Roman Catholic marriage defender Sherif Giris speaks to about 1500 Southern Baptists at the 2014 ERLC National Conference on “The Gospel, Homosexuality, and the Future of Marriage.” This is a very good introduction to the defense of marriage.
- his experience doing formal debates on the definition of marriage in the most liberal universities
- the gay marriage side has no argument for redefining marriage it’s all emotions
- on their view, what makes a marriage is a strong emotional bond
- however their view does not rationally ground any of traditional marriage norms
- it does not rationally ground the norm of marriage being permanent
- it does not rationally ground the norm of marriage being sexually exclusive
- it does not rationally ground the norm of marriage being for only two people
- it does not rationally ground the norm of marriage involving sexual activity
- it does not rationally ground the norm of marriage involving a connection to family life
- if we redefine marriage to mean “emotional bond” all these features are not essential
- the community of marriage involves cooperation: common actions towards a common end in a context of commitment
- marriage unites two people at all levels
- it unites them sexually for purpose: not for feelings, but for reproduction
- the sexual act in marriage is oriented to generating family life, which requires commitment
- family life leads naturally into the norms of permanence and exclusivity
- the redefined view of marriage as emotional bonding is opposed to all of this
- we can see the priorities of the redefiners in their support for no-fault divorce
- they we acting on their view of making marriage about emotional fulfillment
- they pushed by saying “how would no-fault divorce affect your marriage?”
- no-fault divorce was the first marriage redefinition and it undermined permanence
- it affected the entire community – a generation of kids raised without father
- it causes a host of problems to kids, crime, lower test scores, earlier sexual activity, etc.
- this is why marriage matters – to give children what they need
- defending marriage as part of the Christian life
- we have to understand the motives of the marriage redefiners and addressing their needs
I think it’s a good point to bring up no-fault divorce to show us how people on the secular left who want a more adult-friendly definition of marriage do their redefining at the expense of children. If this life is the only one you have, and there is no design for how humans ought to be, then it makes a lot of sense to maximize your own freedom and view your children as competitors against your happiness. Or, maybe you lie to yourself and say that fatherlessness and instability doesn’t really hurt children, because “children are resilient”.

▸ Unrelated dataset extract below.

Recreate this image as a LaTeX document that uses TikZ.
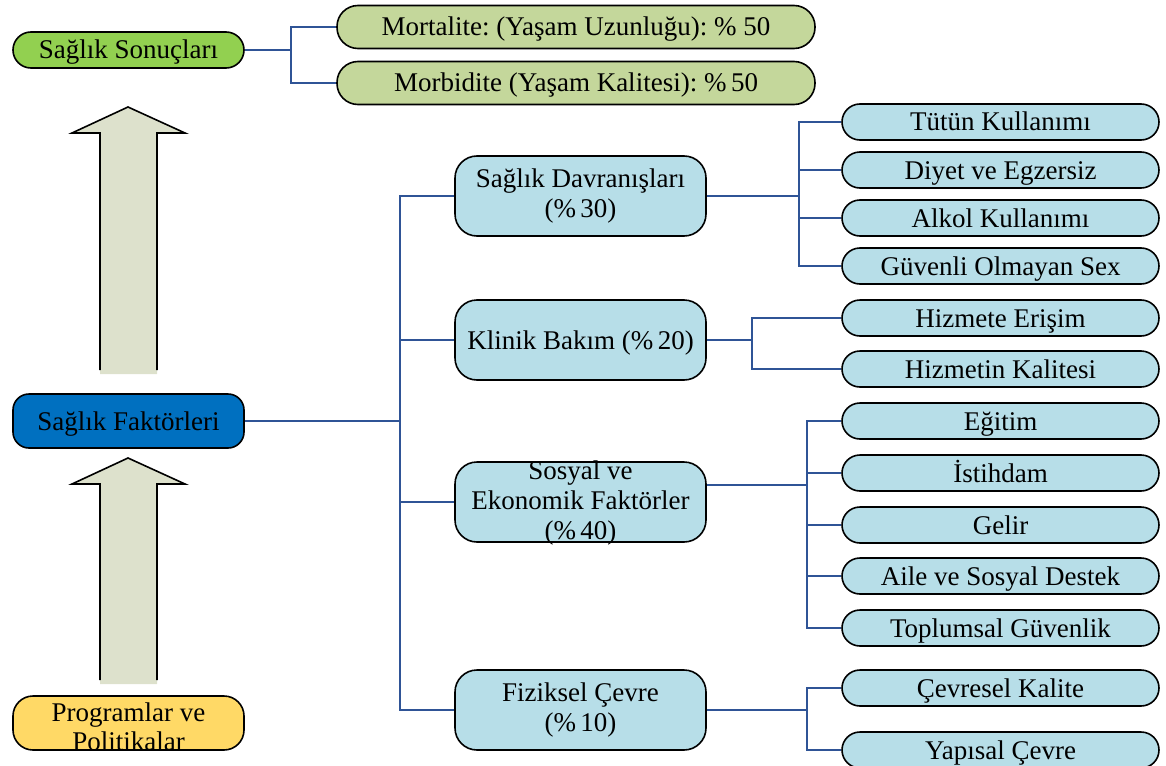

The capacity for humans to deceive themselves when it comes to having freedom to “be happy” knows no bounds. It falls to us as Christians, then, to speak out for children – born and unborn. We are the only ones who still believe that in a conflict between adult selfishness and a child’s rights, that the child’s rights should win out. Children are not commodities, and there are more important things than our own happiness to consider. There are more important things than appearing “nice” to our peers to consider.